# Expat in Europe with Residence Visa (Work) Sponsoring another Expat Spouse?



## MJ82 (8 mo ago)

Hello,

Does anyone know if a foreign national living in a country in Europe (as an expat, not a native) who is working and residing in a country in Europe, can sponsor another foreign-national spouse to come and live there with them?

I have read in places that this is only possible if the sponsoring spouse is a citizen of that country.

Any advice would be most appreciated. Also this is for a same-sex couple.

Thanks
MJ


----------



## Bevdeforges (Nov 16, 2007)

Immigration is one area the EU doesn't mess with. The requirements for a foreign national to bring in their spouse (or other close family member) will vary from one European country to the next. And in the matter of a same sex couple, it will depend on whether or not the country recognizes the legal form of the same sex marriage.

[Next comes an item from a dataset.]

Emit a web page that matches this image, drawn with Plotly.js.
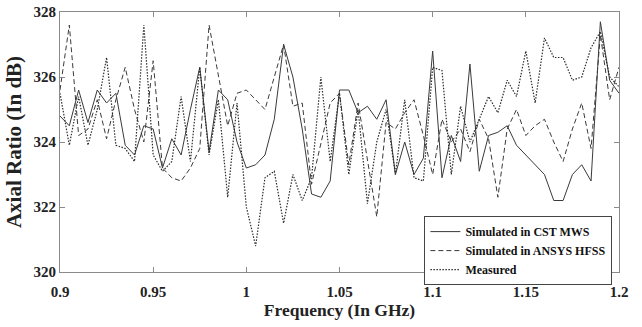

Quick example for France. For a foreigner already living in Europe to bring their spouse or other close family member to France, they must have been living in France for at least 18 months and be currently on a one-year residence permit ("carte de séjour"). There are a few other requirements, such as having a residence that can accommodate the number of family members and there are also some requirements about medical insurance.

The requirements vary by country - but are generally referred to as "family reunification" visas or programs.


----------